**Short task**. Extract all lines that hold "with" from the records below.
++++ Records provided ++++
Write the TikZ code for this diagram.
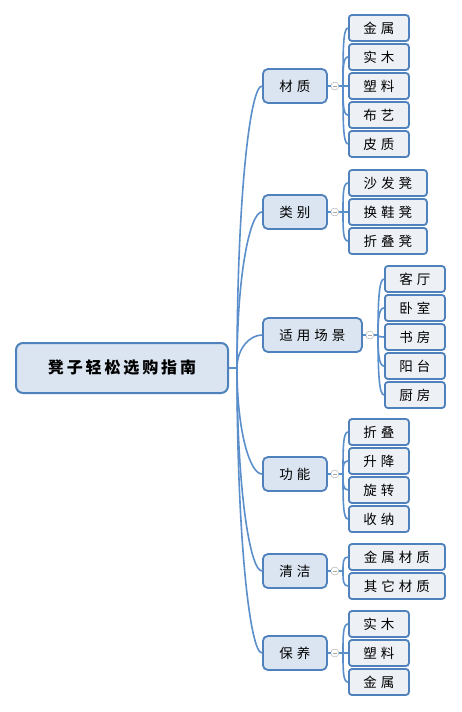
\documentclass[tikz,border=0pt]{standalone}
\usepackage{fontspec}
\newfontfamily\cjk[LetterSpace=30]{Noto Sans CJK SC}
\newfontfamily\cjkroot[LetterSpace=18]{Noto Sans CJK SC}
\usetikzlibrary{calc}
\definecolor{mmblue}{HTML}{4F81BD}
\definecolor{linkblue}{HTML}{5B8FCB}
\definecolor{topicfill}{HTML}{DBE5F1}
\definecolor{leaffill}{HTML}{EDF0F5}
\definecolor{knobgray}{HTML}{A6A6A6}

\begin{document}
\begin{tikzpicture}[x=1pt,y=-1pt,
  rootbox/.style={draw=mmblue, line width=2pt, fill=topicfill, rounded corners=7pt,
    minimum width=212pt, minimum height=50pt, inner sep=0pt,
    font=\cjkroot\fontsize{16}{19}\selectfont\bfseries},
  topicbox/.style={draw=mmblue, line width=1.8pt, fill=topicfill, rounded corners=5pt,
    minimum width=#1, minimum height=34pt, inner sep=0pt, anchor=west,
    font=\cjk\fontsize{13.5}{16}\selectfont},
  leafbox/.style={draw=mmblue, line width=1.8pt, fill=leaffill, rounded corners=3pt,
    minimum width=#1, minimum height=26pt, inner sep=0pt, anchor=west,
    font=\cjk\fontsize{13.5}{16}\selectfont},
  link/.style={linkblue, line width=1.6pt},
  fork/.style={to path={.. controls ($(\tikztostart)!.6!(\tikztostart|-\tikztotarget)$)
    and ($(\tikztotarget)+(-#1,0)$) .. (\tikztotarget)}},
  knob/.style={circle, draw=knobgray, fill=white, minimum size=8pt, inner sep=0pt,
    path picture={\draw[knobgray, line width=0.6pt]
      ([xshift=-2pt]path picture bounding box.center) --
      ([xshift=2pt]path picture bounding box.center);}}
]
\useasboundingbox[fill=white] (0,0) rectangle (461,712);

%%% Root
\node[rootbox] (root) at (122,368) {凳子轻松选购指南};
\coordinate (trunk) at (237,368);
\draw[link] (root.east) -- (trunk);

%%% Topics
\node[topicbox=64pt] (caizhi) at (262,86) {材质};
\node[topicbox=64pt] (leibie) at (262,212) {类别};
\node[topicbox=99pt] (changjing) at (262,335) {适用场景};
\node[topicbox=64pt] (gongneng) at (262,474) {功能};
\node[topicbox=64pt] (qingjie) at (262,571) {清洁};
\node[topicbox=64pt] (baoyang) at (262,653) {保养};

\foreach \t in {caizhi,leibie,changjing,gongneng,qingjie,baoyang}
  \draw[link, fork=12] (trunk) to (\t.west);

%%% Knobs and hubs
\foreach \t in {caizhi,leibie,changjing,gongneng,qingjie,baoyang} {
  \node[knob] (\t-k) at ([xshift=7pt]\t.east) {};
  \coordinate (\t-h) at ([xshift=4pt]\t-k.east);
  \draw[link] (\t.east) -- (\t-k.west);
  \draw[link] (\t-k.east) -- (\t-h);
}

%%% Leaves
\foreach \l [count=\i from 0] in {金属,实木,塑料,布艺,皮质}
  \node[leafbox=60pt] (caizhi-\i) at (348,{28+29*\i}) {\l};
\foreach \l [count=\i from 0] in {沙发凳,换鞋凳,折叠凳}
  \node[leafbox=78pt] (leibie-\i) at (348,{183+29*\i}) {\l};
\foreach \l [count=\i from 0] in {客厅,卧室,书房,阳台,厨房}
  \node[leafbox=60pt] (changjing-\i) at (384,{279+29*\i}) {\l};
\foreach \l [count=\i from 0] in {折叠,升降,旋转,收纳}
  \node[leafbox=60pt] (gongneng-\i) at (348,{432+29*\i}) {\l};
\foreach \l [count=\i from 0] in {金属材质,其它材质}
  \node[leafbox=96pt] (qingjie-\i) at (348,{557+29*\i}) {\l};
\foreach \l [count=\i from 0] in {实木,塑料,金属}
  \node[leafbox=60pt] (baoyang-\i) at (348,{624+29*\i}) {\l};

%%% Leaf connectors
\foreach \t/\n in {caizhi/4,leibie/2,changjing/4,gongneng/3,qingjie/1,baoyang/2}
  \foreach \i in {0,...,\n}
    \draw[link, fork=5] (\t-h) to (\t-\i.west);

\end{tikzpicture}
\end{document}
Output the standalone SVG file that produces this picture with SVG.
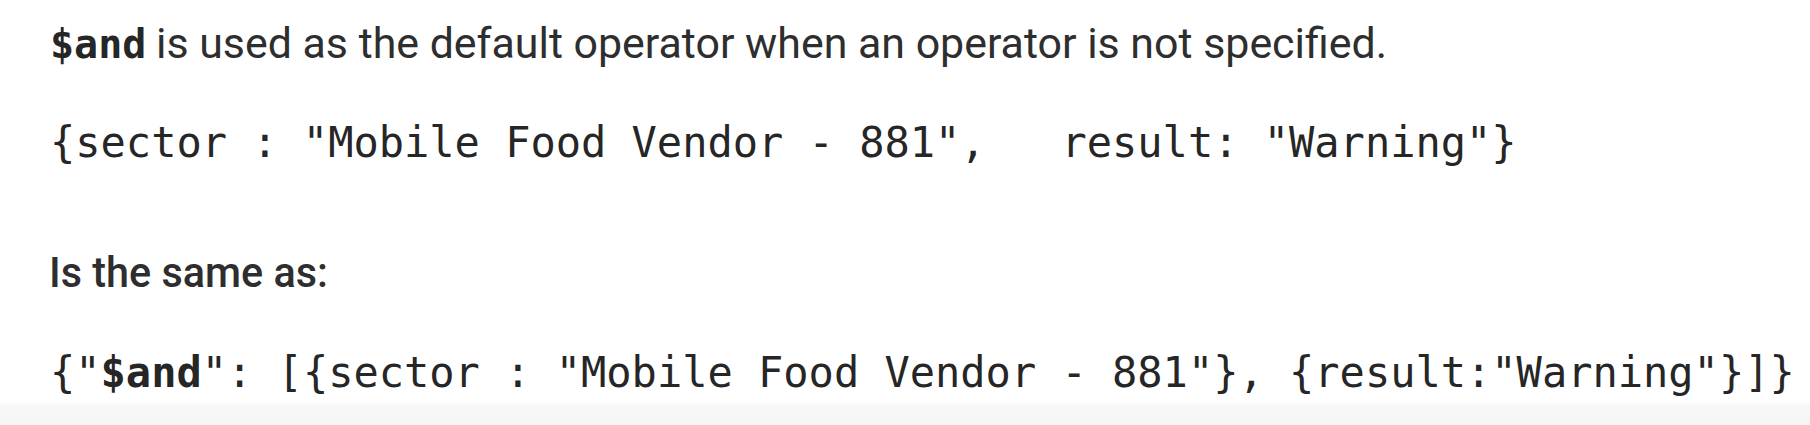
<svg xmlns="http://www.w3.org/2000/svg" width="1810" height="425" viewBox="0 0 1810 425">
  <defs>
    <linearGradient id="band" x1="0" y1="0" x2="0" y2="1">
      <stop offset="0" stop-color="#ffffff"/>
      <stop offset="0.3" stop-color="#f7f7f7"/>
      <stop offset="1" stop-color="#f5f5f5"/>
    </linearGradient>
  </defs>
  <style>
    .prose { font-family: Roboto, "Liberation Sans", sans-serif; font-size: 42px; fill: #2e2e2e; }
    .mono { font-family: "DejaVu Sans Mono", "Liberation Mono", monospace; fill: #262626; }
    .code { font-size: 42px; }
  </style>
  <rect x="0" y="0" width="1810" height="425" fill="#ffffff"/>
  <rect x="0" y="400" width="1810" height="25" fill="url(#band)"/>
  <g id="line1">
    <text class="mono" x="50" y="58" font-size="40" font-weight="bold" fill="#2a2a2a">$and</text>
    <text class="prose" x="156" y="58" font-weight="400" textLength="1231" lengthAdjust="spacingAndGlyphs">is used as the default operator when an operator is not specified.</text>
  </g>
  <g id="code1">
    <text class="mono code" x="50" y="157" xml:space="preserve">{sector : "Mobile Food Vendor - 881",   result: "Warning"}</text>
  </g>
  <g id="line2">
    <text class="prose" x="49" y="287" font-weight="500" textLength="279" lengthAdjust="spacingAndGlyphs">Is the same as:</text>
  </g>
  <g id="code2">
    <text class="mono code" x="50" y="387" xml:space="preserve">{"<tspan font-weight="bold">$and</tspan>": [{sector : "Mobile Food Vendor - 881"}, {result:"Warning"}]}</text>
  </g>
</svg>
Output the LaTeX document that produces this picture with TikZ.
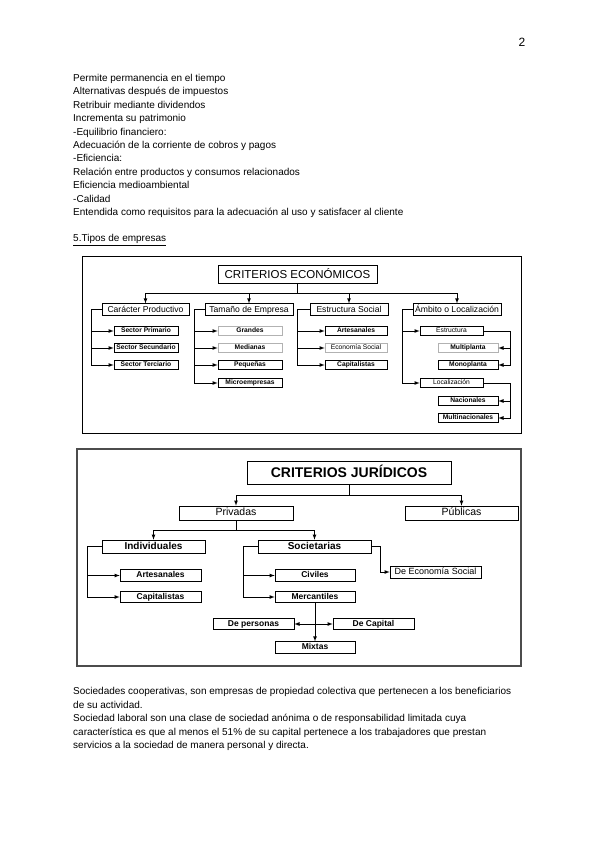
\documentclass[tikz,border=0pt]{standalone}
\usepackage{fontspec}
\setmainfont{Liberation Sans}
\usetikzlibrary{arrows}
\usetikzlibrary{shadows}
\tikzset{l/.style={font=\fontsize{10}{10}\selectfont}}
\tikzset{txt/.style={l,anchor=base west,inner sep=0}}
\tikzset{bx/.style={draw,fill=white,inner sep=0,line width=.6pt,
  drop shadow={shadow xshift=.7pt,shadow yshift=-.7pt,fill=black!75,opacity=1}}}
\tikzset{eco/.style={bx,minimum width=159,minimum height=18,text height=8.3pt,text depth=0pt,font=\fontsize{11.5}{11.5}\selectfont}}
\tikzset{ea/.style={bx,minimum height=11.5,text height=6.2pt,text depth=1.2pt,font=\fontsize{8.6}{8.6}\selectfont}}
\tikzset{eb/.style={bx,minimum height=9,text height=4.9pt,text depth=1.2pt,font=\fontsize{6.7}{6.7}\selectfont\bfseries}}
\tikzset{ec/.style={eb,font=\fontsize{6.7}{6.7}\selectfont}}
\tikzset{pale/.style={draw=black!30}}
\tikzset{jt/.style={bx,minimum width=204,minimum height=23,text height=10.2pt,text depth=0pt,font=\fontsize{14}{14}\selectfont\bfseries}}
\tikzset{ja/.style={bx,minimum height=14,text height=7.6pt,text depth=2pt,font=\fontsize{10.5}{10.5}\selectfont}}
\tikzset{jb/.style={bx,minimum height=13,text height=7.2pt,text depth=2pt,font=\fontsize{10}{10}\selectfont\bfseries}}
\tikzset{jc/.style={bx,minimum width=81,minimum height=11.5,text height=6.2pt,text depth=1.6pt,font=\fontsize{8.5}{8.5}\selectfont\bfseries}}
\tikzset{c/.style={->,line width=.8pt}}

\begin{document}
\begin{tikzpicture}[x=1pt,y=-1pt,>=latex]
        \useasboundingbox (0,0) rectangle (600,848);
        \fill[white] (0,0) rectangle (600,848);
        \node[font=\fontsize{12}{12}\selectfont,anchor=base,inner sep=0] (pg) at (522,47) {2};
        \foreach \t [count=\i from 0] in {Permite permanencia en el tiempo,
            Alternativas después de impuestos, Retribuir mediante dividendos,
            Incrementa su patrimonio, -Equilibrio financiero:,
            Adecuación de la corriente de cobros y pagos, -Eficiencia:,
            Relación entre productos y consumos relacionados, Eficiencia medioambiental,
            -Calidad, Entendida como requisitos para la adecuación al uso y satisfacer al cliente}
          \node[txt] (p\i) at (73,81.5+13.4*\i) {\t};
        \node[txt] (tipos) at (73,241.5) {\underline{5.Tipos de empresas}};
        % criterios economicos
        \draw[line width=1pt] (82,256) rectangle (521,433);
        \node[eco] (ECO) at (297.5,274) {CRITERIOS ECONÓMICOS};
        \node[ea,minimum width=87] (CP) at (145.5,309.5) {Carácter Productivo};
        \node[ea,minimum width=88] (TE) at (249,309.5) {Tamaño de Empresa};
        \node[ea,minimum width=78] (ES) at (349,309.5) {Estructura Social};
        \node[ea,minimum width=88] (AL) at (457,309.5) {Ámbito o Localización};
        \foreach \n in {CP,TE,ES,AL}
          \draw[c] (ECO.south) -- ++(0,10) -| (\n.north);
        \node[eb,minimum width=64] (SP) at (146,331) {Sector Primario};
        \node[eb,minimum width=64] (SS) at (146,348) {Sector Secundario};
        \node[eb,minimum width=64] (ST) at (146,365) {Sector Terciario};
        \node[eb,pale,minimum width=64] (GR) at (250,331) {Grandes};
        \node[eb,pale,minimum width=64] (ME) at (250,348) {Medianas};
        \node[eb,minimum width=64] (PE) at (250,365) {Pequeñas};
        \node[eb,minimum width=64] (MI) at (250,383) {Microempresas};
        \node[eb,minimum width=62] (AR) at (356,331) {Artesanales};
        \node[ec,pale,minimum width=62] (EC) at (356,348) {Economía Social};
        \node[eb,minimum width=62] (CA) at (356,365) {Capitalistas};
        \node[ec,minimum width=63] (EST) at (451.5,331) {Estructura};
        \node[ec,minimum width=63] (LOC) at (451.5,383) {Localización};
        \node[eb,pale,minimum width=60] (MP) at (468,348) {Multiplanta};
        \node[eb,minimum width=60] (MO) at (468,365) {Monoplanta};
        \node[eb,minimum width=60] (NA) at (468,401) {Nacionales};
        \node[eb,minimum width=60] (MU) at (468,418) {Multinacionales};
        \foreach \n in {SP,SS,ST}
          \draw[c] (CP.west) -- ++(-10,0) |- (\n.west);
        \foreach \n in {GR,ME,PE,MI}
          \draw[c] (TE.west) -- ++(-10,0) |- (\n.west);
        \foreach \n in {AR,EC,CA}
          \draw[c] (ES.west) -- ++(-12,0) |- (\n.west);
        \foreach \n in {EST,LOC}
          \draw[c] (AL.west) -- ++(-10,0) |- (\n.west);
        \foreach \n in {MP,MO}
          \draw[c] (EST.east) -- ++(27,0) |- (\n.east);
        \foreach \n in {NA,MU}
          \draw[c] (LOC.east) -- ++(27,0) |- (\n.east);
        % criterios juridicos
        \draw[line width=1.5pt,black!70] (77,449) rectangle (521,666);
        \node[jt] (JUR) at (349,472.5) {CRITERIOS JURÍDICOS};
        \node[ja,minimum width=114] (PRI) at (236,513) {Privadas};
        \node[ja,minimum width=113] (PUB) at (461.5,513) {Públicas};
        \draw[c] (JUR.south) -- ++(0,11) -| (PRI.north);
        \draw[c] (JUR.south) -- ++(0,11) -| (PUB.north);
        \node[jb,minimum width=103] (IND) at (153.5,546.5) {Individuales};
        \node[jb,minimum width=113] (SOC) at (314.5,546.5) {Societarias};
        \draw[c] (PRI.south) -- ++(0,10) -| (IND.north);
        \draw[c] (PRI.south) -- ++(0,10) -| (SOC.north);
        \node[jc] (ART) at (160.5,575.5) {Artesanales};
        \node[jc] (CAP) at (160.5,597) {Capitalistas};
        \node[jc,minimum width=80] (CIV) at (315,575.5) {Civiles};
        \node[jc,minimum width=80] (MER) at (315,597) {Mercantiles};
        \node[jc,minimum width=91,minimum height=12,font=\fontsize{9}{9}\selectfont] (DES) at (435.5,572) {De Economía Social};
        \node[jc] (DP) at (253.5,624) {De personas};
        \node[jc] (DC) at (373.5,624) {De Capital};
        \node[jc,minimum width=80] (MIX) at (315,647.5) {Mixtas};
        \foreach \n in {ART,CAP}
          \draw[c] (IND.west) -- ++(-14,0) |- (\n.west);
        \foreach \n in {CIV,MER}
          \draw[c] (SOC.west) -- ++(-14,0) |- (\n.west);
        \draw[c] (SOC.east) -- ++(9,0) |- (DES.west);
        \draw[c] (MER.south) -- (MIX.north);
        \draw[c] (MER.south |- DP.east) -- (DP.east);
        \draw[c] (MER.south |- DC.west) -- (DC.west);
        \foreach \t [count=\i from 0] in {{Sociedades cooperativas, son empresas de propiedad colectiva que pertenecen a los beneficiarios},
            de su actividad.,
            Sociedad laboral son una clase de sociedad anónima o de responsabilidad limitada cuya,
            característica es que al menos el 51\% de su capital pertenece a los trabajadores que prestan,
            servicios a la sociedad de manera personal y directa.}
          \node[txt] (q\i) at (73,694.5+13.5*\i) {\t};
      \end{tikzpicture}
\end{document}
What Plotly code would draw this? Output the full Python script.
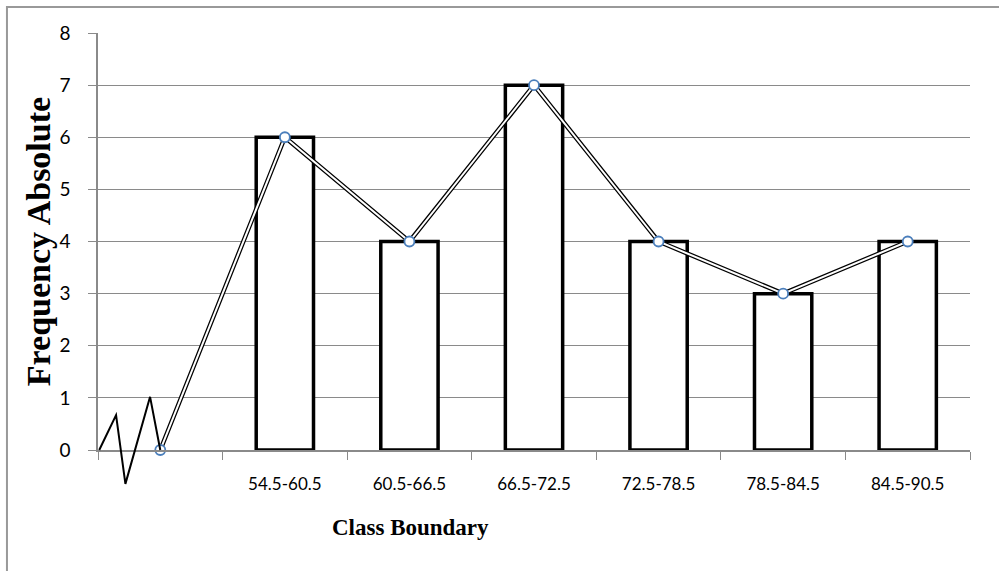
++++
**Full response**.
Output the standalone SVG file that produces this picture with SVG.
Output the LaTeX document that produces this picture with TikZ.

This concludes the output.